Lausanne — October 1, 2019: Nexthink, a global leader in Digital Employee Experience Management, today launched the first ever analysis from its Digital Experience Score data, showing how hundreds of organisations are faring with the digital experience they provide to employees in the workplace.

Most companies understand the importance of providing the best experiences with IT for their employees but struggle to quantify it. Nexthink’s Digital Experience Score addresses this problem by defining a set of metrics in multiple domains that impact the digital experience of employees such as workplace devices, collaboration and productivity tools, and business services/applications. The Digital Experience Score sets the standard for what good looks like and enables businesses to benchmark themselves against their peers and competitors.

Pedro Bados, CEO and Co-founder of Nexthink, said: “Our customers tell us that they want to deliver better digital experiences for their employees, but improvements are subjective, and there is no clear way to measure progress or for them to compare to their peers. We believe our standardised experience scores will fix this problem, setting a reference for businesses to measure their Digital Employee Experience just as the Net Promoter Score has become the standard for measuring Customer Experience.”

Digital Experience Score Benchmarking Data Analysis Key Findings

Companies with more than 20,000 people are failing to deliver positive digital experiences for their employees compared to all other organisations

·         The average score for companies with less than 20k employees was between 6.7 and 7.0 (out of 10) — this declined to 6.4 for companies with between 20k and 50k employees, and 5.8 for companies over 50k employees

·         The largest measured organisations suffered most with digital employee experience, with those above 50k scoring lowest across four of the five measured categories: Device, Productivity & Collaboration, Business Apps and Web Browsing

·         The highest scoring group was companies with between 10k and 20k employees with an average score of 7.0

·         The largest companies certainly have the most complex IT environments but with the Security metric scoring highest in companies of over 50k employees, the implication is that such a focus on security is having a negative effect on employees’ experience of IT overall

Device issues are the biggest problem area for organisations impacting on employees’ experiences with IT

·         The experience scores for Devices are the lowest of all areas in the report with an average score of 4.3, compared to 8.0 for Productivity and Collaboration tools; 7.2 for Security; 7.5 for Web browsing; and 6.8 for Business Apps

·         Problems with logon times were reported with nearly 30% longer than 40 seconds and nearly 10% forced to wait an astonishing 90 seconds or more

·         The ultimate symbol of an employee’s frustration with a device is the hard reset (when nothing else seems to work) and the report showed 14% of devices were given a hard reset every week

About the Digital Experience Score and data collection

Nexthink’s Digital Experience Score measures the degree of satisfaction and efficiency of an aggregated end-user base as it relates to their interaction with the IT environment in the workplace; that is, their digital experience.

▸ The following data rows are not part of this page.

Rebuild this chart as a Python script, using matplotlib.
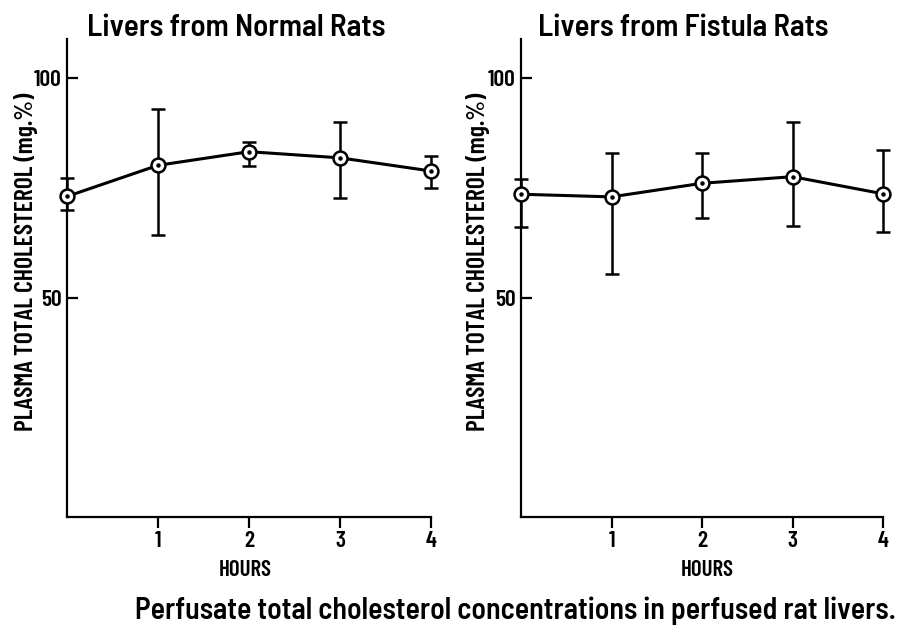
import matplotlib
matplotlib.use('Agg')
import matplotlib.pyplot as plt
from matplotlib import font_manager

# Plasma total cholesterol (mg.%) of perfused livers, mean with range
hours = [0, 1, 2, 3, 4]

normal_mean = [73.1, 80.2, 83.3, 81.9, 78.9]
normal_low = [70.1, 64.2, 80.1, 72.7, 75.1]
normal_high = [77.4, 93.1, 85.5, 90.1, 82.4]

fistula_mean = [73.6, 73.0, 76.1, 77.6, 73.7]
fistula_low = [66.1, 55.4, 68.2, 66.4, 65.1]
fistula_high = [77.0, 83.0, 83.0, 90.1, 83.7]

titles = ['Livers from Normal Rats', 'Livers from Fistula Rats']
ylabel = 'PLASMA TOTAL CHOLESTEROL (mg.%)'
xticks = [1, 2, 3, 4]
yticks = [50, 100]
caption = 'Perfusate total cholesterol concentrations in perfused rat livers.'

# pick narrow sans faces, fall back to DejaVu
names = {f.name for f in font_manager.fontManager.ttflist}


def pick(cands):
    for c in cands:
        if c in names:
            return c
    return 'DejaVu Sans'


FONT = pick(['Barlow Semi Condensed', 'Roboto Condensed', 'Liberation Sans Narrow'])
NARROW = pick(['Barlow Condensed', 'Roboto Condensed', 'Liberation Sans Narrow'])
plt.rcParams['font.family'] = [FONT, 'DejaVu Sans']
plt.rcParams['font.weight'] = 'semibold'
small = {'family': [NARROW, 'DejaVu Sans'], 'weight': 'semibold'}

W, H = 907, 631
fig = plt.figure(figsize=(W / 100, H / 100), dpi=100)
renderer = fig.canvas.get_renderer()


def fitted_text(x, y, s, length, rotation=0, **kw):
    # place text at pixel coords and scale it to the given length in pixels
    t = fig.text(x / W, 1 - y / H, s, fontsize=20, rotation=rotation,
                 ha='center', va='center', **kw)
    bb = t.get_window_extent(renderer)
    size = bb.height if rotation == 90 else bb.width
    t.set_fontsize(20 * length / size)
    return t


panels = [
    (normal_mean, normal_low, normal_high, [67 / W, 114 / H, 364 / W, 478 / H]),
    (fistula_mean, fistula_low, fistula_high, [521 / W, 114 / H, 362 / W, 478 / H]),
]

for mean, low, high, rect in panels:
    ax = fig.add_axes(rect)
    err = [[m - l for m, l in zip(mean, low)], [h - m for m, h in zip(mean, high)]]
    ax.errorbar(hours, mean, yerr=err, color='black', lw=2.2, elinewidth=1.8,
                capsize=5, capthick=1.8, marker='o', ms=10, mfc='white',
                mec='black', mew=1.8, clip_on=False, zorder=3)
    ax.plot(hours, mean, ls='none', marker='o', ms=2.2, color='black',
            clip_on=False, zorder=4)
    ax.set_xlim(0, 4)
    ax.set_ylim(0, 109)
    ax.set_xticks(xticks)
    ax.set_xticklabels([str(t) for t in xticks], fontsize=17, **small)
    ax.set_yticks(yticks)
    ax.set_yticklabels([str(t) for t in yticks], fontsize=17, **small)
    ax.tick_params(axis='x', direction='out', length=8, width=1.6, pad=2)
    ax.tick_params(axis='y', direction='in', length=8, width=1.6, pad=4)
    for side in ['top', 'right']:
        ax.spines[side].set_visible(False)
    for side in ['left', 'bottom']:
        ax.spines[side].set_linewidth(1.6)

fitted_text(236, 28, titles[0], 298)
fitted_text(683, 28, titles[1], 289)
fitted_text(26, 262, ylabel, 337, rotation=90, **small)
fitted_text(478, 262, ylabel, 337, rotation=90, **small)
fitted_text(245, 570, 'HOURS', 53, **small)
fitted_text(707, 570, 'HOURS', 53, **small)
fitted_text(515, 611, caption, 759)

fig.savefig('out.png', dpi=100, facecolor='white')
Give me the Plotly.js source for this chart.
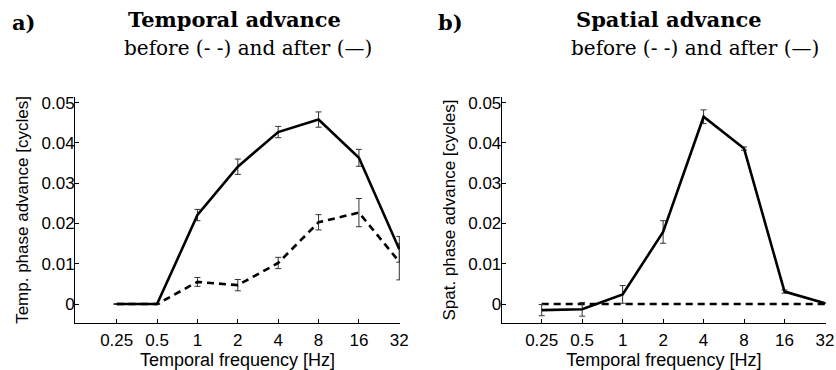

The Digital Experience Score enables organisations to focus on how IT is experienced, not just the availability of it. Scores can be used by IT teams to establish continuous service and improvement models, creating an experience level agreement (XLA) with the business and employees to improve productivity levels, increase employee engagement and reduce costs.

Nexthink excludes exposure to any Personal Data for purposes of developing the Digital Experience Scores — the data collection is of product intelligence and not customer information. In order to calculate the Digital Experience Score, Nexthink technology collects and processes only non-Personal Data provided by its clients. No identifying usernames, device or other identifying data is accessed for the purposes of the Score. All data is anonymised (i.e. all Personal Data is excluded) at the point of collection and then aggregated and analysed using our proprietary methodologies to establish a meaningful Digital Experience Score.

Future benchmarking data analysis will also be able to show trends over time, allow customers to benchmark by industry sector, and will include additional tools and business applications as the scope and size of the data set is increased.